* begin *

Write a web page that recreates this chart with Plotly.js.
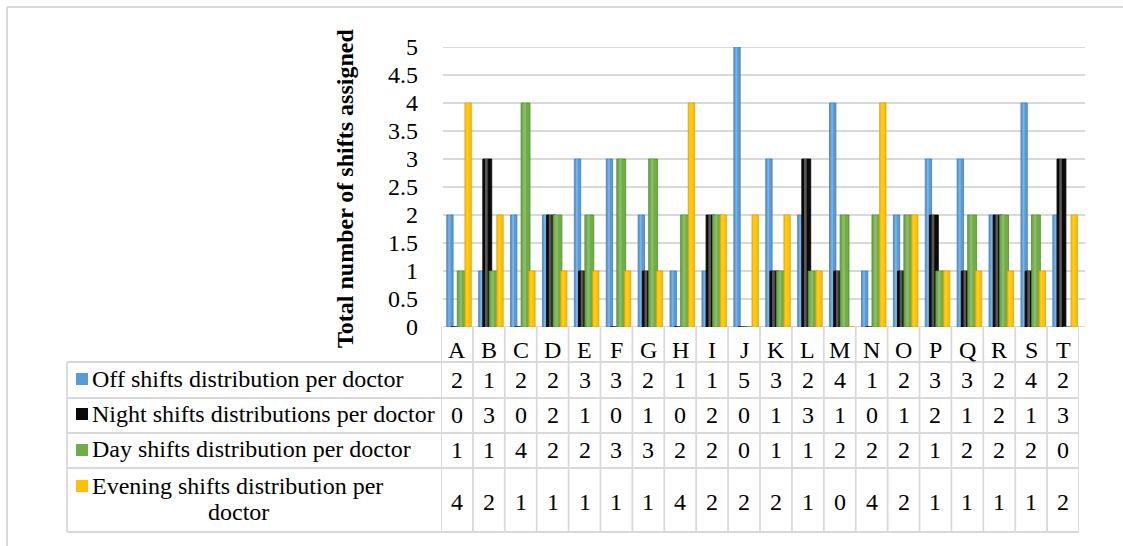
<!DOCTYPE html>
<html>
<head>
<meta charset="utf-8">
<script src="https://cdn.plot.ly/plotly-3.0.1.min.js"></script>
<style>
  html, body { margin: 0; padding: 0; background: #ffffff; }
  #chart { width: 1123px; height: 546px; }
</style>
</head>
<body>
<div id="chart"></div>
<script>
// Doctors (columns of the chart and of the data table)
const doctors = ['A','B','C','D','E','F','G','H','I','J','K','L','M','N','O','P','Q','R','S','T'];

// Shift counts per doctor
const offShifts     = [2,1,2,2,3,3,2,1,1,5,3,2,4,1,2,3,3,2,4,2];
const nightShifts   = [0,3,0,2,1,0,1,0,2,0,1,3,1,0,1,2,1,2,1,3];
const dayShifts     = [1,1,4,2,2,3,3,2,2,0,1,1,2,2,2,1,2,2,2,0];
const eveningShifts = [4,2,1,1,1,1,1,4,2,2,2,1,0,4,2,1,1,1,1,2];

// Series names shown in the table's legend column
const seriesNames = [
  'Off shifts distribution per doctor',
  'Night shifts distributions per doctor',
  'Day shifts distribution per doctor',
  'Evening shifts distribution per doctor'
];

// Y axis ticks
const yTicks = [0,0.5,1,1.5,2,2.5,3,3.5,4,4.5,5];
const yTickText = ['0','0.5','1','1.5','2','2.5','3','3.5','4','4.5','5'];

const yTitle = 'Total number of shifts assigned';

// ---- page geometry (pixels) ----
const W = 1123, H = 546;
const PL = 441, PR = 1079, PT = 47, PB = 327;
const px = v => (v - PL) / (PR - PL);        // pixel x -> paper x
const py = v => (PB - v) / (PB - PT);        // pixel y -> paper y

const FONT = 'Liberation Serif, Times New Roman, serif';
const GRID = '#d9d9d9';

const colors = ['#5B9BD5', '#0a0a0a', '#70AD47', '#FFC000'];
const edges  = ['#3F7EB8', '#000000', '#548A33', '#D9A300'];
const shine  = ['rgba(255,255,255,0.22)', 'rgba(150,150,150,0.55)', 'rgba(255,255,255,0.18)', 'rgba(255,255,255,0.18)'];
const seriesValues = [offShifts, nightShifts, dayShifts, eveningShifts];
const barWidths  = [0.20, 0.28, 0.28, 0.20];
const barOffsets = [-0.32, -0.19, 0.01, 0.25];

const traces = [];
seriesValues.forEach((vals, i) => {
  traces.push({
    type: 'bar',
    name: seriesNames[i],
    x: doctors.map((_, k) => k),
    y: vals,
    width: barWidths[i],
    offset: barOffsets[i],
    marker: { color: colors[i], line: { color: edges[i], width: 0.8 } },
    hoverinfo: 'skip',
    showlegend: false
  });
  // soft highlight stripe giving the columns a rounded look
  traces.push({
    type: 'bar',
    x: doctors.map((_, k) => k),
    y: vals,
    width: barWidths[i] * 0.3,
    offset: barOffsets[i] + barWidths[i] * 0.25,
    marker: { color: shine[i], line: { width: 0 } },
    hoverinfo: 'skip',
    showlegend: false
  });
});

const shapes = [];
const annotations = [];

// outer frame (left and top edges)
shapes.push({ type: 'line', xref: 'paper', yref: 'paper',
  x0: px(7), x1: px(7), y0: py(7), y1: py(H + 2), line: { color: GRID, width: 2 } });
shapes.push({ type: 'line', xref: 'paper', yref: 'paper',
  x0: px(7), x1: px(W + 2), y0: py(7), y1: py(7), line: { color: GRID, width: 2 } });

// horizontal gridlines at each tick value
yTicks.forEach(t => {
  shapes.push({ type: 'line', layer: 'below', xref: 'paper', yref: 'y',
    x0: px(443), x1: px(1085), y0: t, y1: t, line: { color: GRID, width: 1.8 } });
});

// data table: row boundaries (pixels)
const tableTop = PB, headerBottom = 362;
const rowEdges = [362, 398, 433, 468, 532];
const legendLeft = 67;

rowEdges.forEach(yy => {
  shapes.push({ type: 'line', xref: 'paper', yref: 'paper',
    x0: px(legendLeft), x1: px(PR), y0: py(yy), y1: py(yy), line: { color: GRID, width: 1.8 } });
});
// legend column left edge
shapes.push({ type: 'line', xref: 'paper', yref: 'paper',
  x0: px(legendLeft), x1: px(legendLeft), y0: py(headerBottom), y1: py(532), line: { color: GRID, width: 1.8 } });
// column separators on category boundaries
for (let k = 0; k <= doctors.length; k++) {
  shapes.push({ type: 'line', xref: 'x', yref: 'paper',
    x0: k - 0.5, x1: k - 0.5, y0: py(tableTop), y1: py(532), line: { color: GRID, width: 1.8 } });
}

// header row: doctor letters
doctors.forEach((d, k) => {
  annotations.push({ xref: 'x', yref: 'paper', x: k, y: py(350), text: d,
    showarrow: false, xanchor: 'center', yanchor: 'middle', font: { family: FONT, size: 24, color: '#000' } });
});

// value rows
const rowCenters = [380, 415, 450, 502];
seriesValues.forEach((vals, i) => {
  vals.forEach((v, k) => {
    annotations.push({ xref: 'x', yref: 'paper', x: k, y: py(rowCenters[i]), text: String(v),
      showarrow: false, xanchor: 'center', yanchor: 'middle', font: { family: FONT, size: 24, color: '#000' } });
  });
});

// legend keys
const keyTops = [373, 408, 444, 480];
keyTops.forEach((t, i) => {
  shapes.push({ type: 'rect', xref: 'paper', yref: 'paper',
    x0: px(76), x1: px(88), y0: py(t), y1: py(t + 12), fillcolor: colors[i], line: { width: 0 } });
});
// legend labels
const labelCenters = [379, 414, 449];
for (let i = 0; i < 3; i++) {
  annotations.push({ xref: 'paper', yref: 'paper', x: px(90), y: py(labelCenters[i]), text: seriesNames[i],
    showarrow: false, xanchor: 'left', yanchor: 'middle', font: { family: FONT, size: 24, color: '#000' } });
}
// last label wraps onto two lines
const lastWords = seriesNames[3].split(' ');
annotations.push({ xref: 'paper', yref: 'paper', x: px(90), y: py(486), text: lastWords.slice(0, -1).join(' '),
  showarrow: false, xanchor: 'left', yanchor: 'middle', font: { family: FONT, size: 24, color: '#000' } });
annotations.push({ xref: 'paper', yref: 'paper', x: px(238), y: py(512), text: lastWords[lastWords.length - 1],
  showarrow: false, xanchor: 'center', yanchor: 'middle', font: { family: FONT, size: 24, color: '#000' } });

// vertical axis title
annotations.push({ xref: 'paper', yref: 'paper', x: px(345), y: py(189), text: '<b>' + yTitle + '</b>',
  textangle: -90, showarrow: false, xanchor: 'center', yanchor: 'middle',
  font: { family: FONT, size: 24, color: '#000' } });

const layout = {
  width: W, height: H,
  margin: { l: PL, r: W - PR, t: PT, b: H - PB, pad: 0 },
  paper_bgcolor: '#ffffff', plot_bgcolor: '#ffffff',
  barmode: 'overlay',
  xaxis: { range: [-0.5, doctors.length - 0.5], showticklabels: false, showgrid: false,
    zeroline: false, showline: false, ticks: '', fixedrange: true },
  yaxis: { range: [0, 5], tickvals: yTicks, ticktext: yTickText, showgrid: false, zeroline: false,
    showline: false, ticks: '', ticklabelstandoff: 22,
    tickfont: { family: FONT, size: 24, color: '#000' }, fixedrange: true },
  shapes: shapes,
  annotations: annotations,
  font: { family: FONT }
};

Plotly.newPlot('chart', traces, layout, { displayModeBar: false, staticPlot: true });
</script>
</body>
</html>
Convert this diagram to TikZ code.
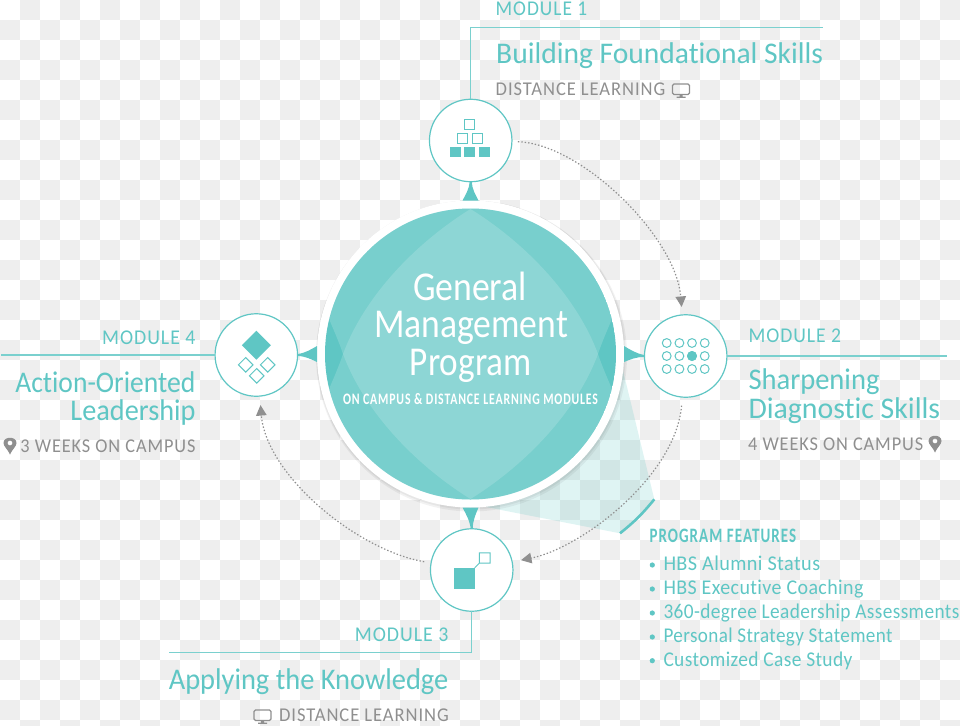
\documentclass[tikz,border=0pt]{standalone}
\usepackage{fontspec}
\setmainfont[Ligatures=NoCommon]{Carlito}
\newfontfamily\spacedfont[LetterSpace=5,Ligatures=NoCommon]{Carlito}
\newfontfamily\listfont[LetterSpace=2,Ligatures=NoCommon]{Carlito}
\newfontfamily\boldcond[LetterSpace=7]{Carlito Bold}
\usepackage{tikz}
\usetikzlibrary{arrows.meta, calc, positioning}
\definecolor{gmpteal}{HTML}{5FC6C4}
\definecolor{railteal}{HTML}{7AD0CE}
\definecolor{infogray}{HTML}{8F8F8F}
\definecolor{gridgray}{HTML}{EEEEEE}
\newcommand{\fit}[2]{\resizebox{#1pt}{\height}{#2}} % squeezes a text to a set width
\tikzset{
>={Triangle[length=10.5pt,width=10.5pt]}, % grey heads on the dotted arrows
hub/.style={circle, fill=white, minimum size=307pt, inner sep=0pt, outer sep=0pt}, % white ring round the disc
module/.style={circle, draw=gmpteal, fill=white, line width=1.2pt, minimum size=82.5pt, inner sep=0pt, outer sep=0pt},
spike/.style={fill=gmpteal},
rail/.style={draw=railteal, line width=1.5pt},
flow/.style={->, draw=infogray, line width=1.2pt, dash pattern=on 1.4pt off 2pt},
tag/.style={text=gmpteal, font=\spacedfont\fontsize{21}{21}\selectfont, inner sep=0pt},
heading/.style={text=gmpteal, font=\fontsize{30}{30}\selectfont, inner sep=0pt},
info/.style={text=infogray, font=\spacedfont\fontsize{19.5}{19.5}\selectfont, inner sep=0pt},
hubtext/.style={text=white, font=\fontsize{41}{41}\selectfont, inner sep=0pt, anchor=base},
feature/.style={text=gmpteal, font=\listfont\fontsize{21}{21}\selectfont, inner sep=0pt, anchor=base west},
monitor/.pic={
\draw[infogray, line width=1.3pt, rounded corners=1.5pt] (-8.5,-6.5) rectangle (8.5,4);
\fill[infogray] (-1.5,4) rectangle (1.5,6.2) (-4.5,6.2) rectangle (4.5,7.4);
},
mappin/.pic={
\fill[infogray, even odd rule] (0,9) .. controls (-2,4) and (-6.5,1) .. (-6.5,-2.5) .. controls (-6.5,-9.5) and (6.5,-9.5) .. (6.5,-2.5) .. controls (6.5,1) and (2,4) .. (0,9) -- cycle (0,-2.5) circle (2.5);
},
}
\begin{document}
\begin{tikzpicture}[x=1pt, y=-1pt]
\useasboundingbox (0,0) rectangle (960,725);
% checker backdrop
\begin{scope}
\clip (0,0) rectangle (960,725);
\foreach \i in {0,...,47}
\foreach \j in {0,...,36}{
\ifodd\numexpr\i+\j\relax
\fill[gridgray] (20*\i,20*\j) rectangle +(20,20);
\fi
}
\end{scope}
% wedge and its bar
\fill[gmpteal, opacity=0.2] (610,317) -- (654.3,499.3) -- (620,533.3) -- (440,498) -- cycle;
\draw[gmpteal, line width=2.6pt] (654.3,499.3) to[bend left=6] (620,533.3);
% soft shadow under the ring
\fill[black, opacity=0.05] (471.5,356) circle (155.5);
\fill[black, opacity=0.05] (471,355) circle (154.5);
% nodes
\node[hub] (gmp) at (470.5,354) {};
\node[module] (m1) at (470.7,140.5) {};
\node[module] (m2) at (685.7,356) {};
\node[module] (m3) at (471.7,570) {};
\node[module] (m4) at (256.3,355) {};
% disc with two overlapping tints
\begin{scope}
\clip (gmp.center) circle (145.5);
\fill[gmpteal] (gmp.center) circle (146);
\fill[white, opacity=0.16] (470.5,209) .. controls (530,246) and (578,300) .. (598,354) .. controls (604,372) and (612,388) .. (625,420) -- (625,510) -- (316,510) -- (316,420) .. controls (329,388) and (337,372) .. (343,354) .. controls (363,300) and (411,246) .. (470.5,209) -- cycle;
\fill[white, opacity=0.16] (470.5,499) .. controls (530,462) and (578,408) .. (598,354) .. controls (604,336) and (612,320) .. (625,288) -- (625,198) -- (316,198) -- (316,288) .. controls (329,320) and (337,336) .. (343,354) .. controls (363,408) and (411,462) .. (470.5,499) -- cycle;
\end{scope}
% pins between disc and modules
\foreach \m/\a/\b in {m1/90/270, m2/0/180, m3/270/90, m4/180/0}
\fill[spike] ($(\m.\b)+(\a+90:1)$) .. controls ($(\m.\b)!.4!(gmp.\a)+(\a+90:1.5)$) and ($(\m.\b)!.7!(gmp.\a)+(\a+90:5)$) .. ($(gmp.\a)+(\a+90:8)$) -- ($(gmp.\a)+(\a-90:8)$) .. controls ($(\m.\b)!.7!(gmp.\a)+(\a-90:5)$) and ($(\m.\b)!.4!(gmp.\a)+(\a-90:1.5)$) .. ($(\m.\b)+(\a-90:1)$) -- cycle;
% rails
\coordinate (m1end) at (822.7,27.5);
\coordinate (m2end) at (946.7,356);
\coordinate (m3end) at (169,652.3);
\coordinate (m4end) at (1,355);
\draw[rail] (m1.north) |- (m1end);
\draw[rail] (m2.east) -- (m2end);
\draw[rail] (m3.south) |- (m3end);
\draw[rail] (m4.west) -- (m4end);
% dotted flow between modules
\draw[flow, shorten <=6pt, shorten >=8pt] (m1) .. controls +(110,3) and +(-10,-120) .. (m2);
\draw[flow, shorten <=8.5pt, shorten >=9pt] (m2) .. controls +(-10,120) and +(110,-22) .. (m3);
\draw[flow, shorten <=7pt, shorten >=9pt] (m3) .. controls +(-115,-20) and +(10,120) .. (m4);
% module 1 icon: stacked blocks
\draw[gmpteal, line width=1pt] (464.7,119.8) rectangle +(10,10) (457.7,133.8) rectangle +(10,10) (472,133.8) rectangle +(10,10);
\foreach \x in {450,464.3,478.7}
\fill[gmpteal] (\x,146.5) rectangle +(11,10.7);
% module 2 icon: dot grid
\foreach \x in {-19,-6.3,6.3,19}
\foreach \y in {-13,0,13}
\draw[gmpteal, line width=1pt] ($(m2.center)+(\x,\y)$) circle (4.4);
\fill[gmpteal] ($(m2.center)+(6.3,0)$) circle (5);
% module 3 icon
\fill[gmpteal] (454,567.8) rectangle (474.7,588.5);
\draw[gmpteal, line width=1pt] (479.3,552.8) rectangle (490,563.2) (474.7,567.8) -- (479.3,563.2);
% module 4 icon: diamonds
\fill[gmpteal] (256.3,330.7) -- (270.8,345.2) -- (256.3,359.7) -- (241.8,345.2) -- cycle;
\foreach \x/\y in {245.7/364.8, 267.7/364.8, 256.7/375.8}
\draw[gmpteal, line width=1pt] (\x,\y-7.3) -- (\x+7.3,\y) -- (\x,\y+7.3) -- (\x-7.3,\y) -- cycle;
% hub text
\node[hubtext] (gmpa) at (470,300.7) {\fit{114}{General}};
\node[hubtext] (gmpb) at (471,337.7) {\fit{194}{Management}};
\node[hubtext] (gmpc) at (470.8,375) {\fit{121.7}{Program}};
\node[text=white, font=\boldcond\fontsize{16}{16}\selectfont, inner sep=0pt, anchor=base] (gmpd) at (470.5,404) {\fit{255}{ON CAMPUS \& DISTANCE LEARNING MODULES}};
% module 1 text
\node[tag, anchor=base west] (t1) at (495.5,15.4) {\fit{91.5}{MODULE 1}};
\node[heading, anchor=base west] (h1) at (496,63.4) {\fit{327}{Building Foundational Skills}};
\node[info, anchor=base west] (i1) at (495.5,95.7) {\fit{169.5}{DISTANCE LEARNING}};
\pic at (681,90.5) {monitor};
% module 2 text
\node[tag, anchor=base west] (t2) at (748.3,342.4) {\fit{92.7}{MODULE 2}};
\node[heading, anchor=base west] (h2a) at (748.3,389.7) {\fit{131}{Sharpening}};
\node[heading, anchor=base west] (h2b) at (748.3,418) {\fit{191.7}{Diagnostic Skills}};
\node[info, anchor=base west] (i2) at (748,450) {\fit{175}{4 WEEKS ON CAMPUS}};
\pic at (935,443.5) {mappin};
% module 3 text
\node[tag, anchor=base east] (t3) at (448.7,641.7) {\fit{93.7}{MODULE 3}};
\node[heading, anchor=base east] (h3) at (448.5,689.7) {\fit{279.5}{Applying the Knowledge}};
\node[info, anchor=base east] (i3) at (449,721.4) {\fit{169.7}{DISTANCE LEARNING}};
\pic at (262.5,716.5) {monitor};
% module 4 text
\node[tag, anchor=base east] (t4) at (195.7,344.7) {\fit{93.4}{MODULE 4}};
\node[heading, anchor=base east] (h4a) at (195.5,392.4) {\fit{180}{Action-Oriented}};
\node[heading, anchor=base east] (h4b) at (195.7,420.7) {\fit{125}{Leadership}};
\node[info, anchor=base east] (i4) at (195.7,452.4) {\fit{175}{3 WEEKS ON CAMPUS}};
\pic at (10,445.5) {mappin};
% features
\node[text=gmpteal, font=\boldcond\fontsize{20.5}{20.5}\selectfont, inner sep=0pt, anchor=base west] (fhead) at (649.3,542.4) {\fit{146.7}{PROGRAM FEATURES}};
\foreach \n/\y/\w/\t in {a/570.7/156.7/HBS Alumni Status, b/594.7/200/HBS Executive Coaching, c/618.7/295.8/360-degree Leadership Assessments, d/642.7/229/Personal Strategy Statement, e/666.4/189/Customized Case Study}{
\fill[gmpteal] (652.3,\y-5.7) circle (2.6);
\node[feature] (f\n) at (663.3,\y) {\fit{\w}{\t}};
}
\end{tikzpicture}
\end{document}
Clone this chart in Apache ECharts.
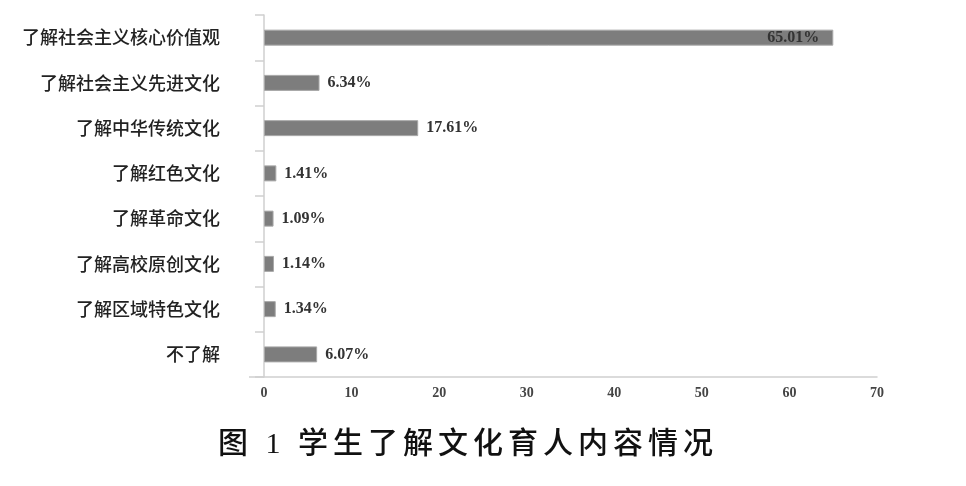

* end *

> CHALLENGE:
Locate the word "page" in the records above, and return each line that has it.

> ANSWER TO THE EXERCISE:
Write a web page that recreates this chart with Plotly.js.
// ---- page geometry (pixels) ----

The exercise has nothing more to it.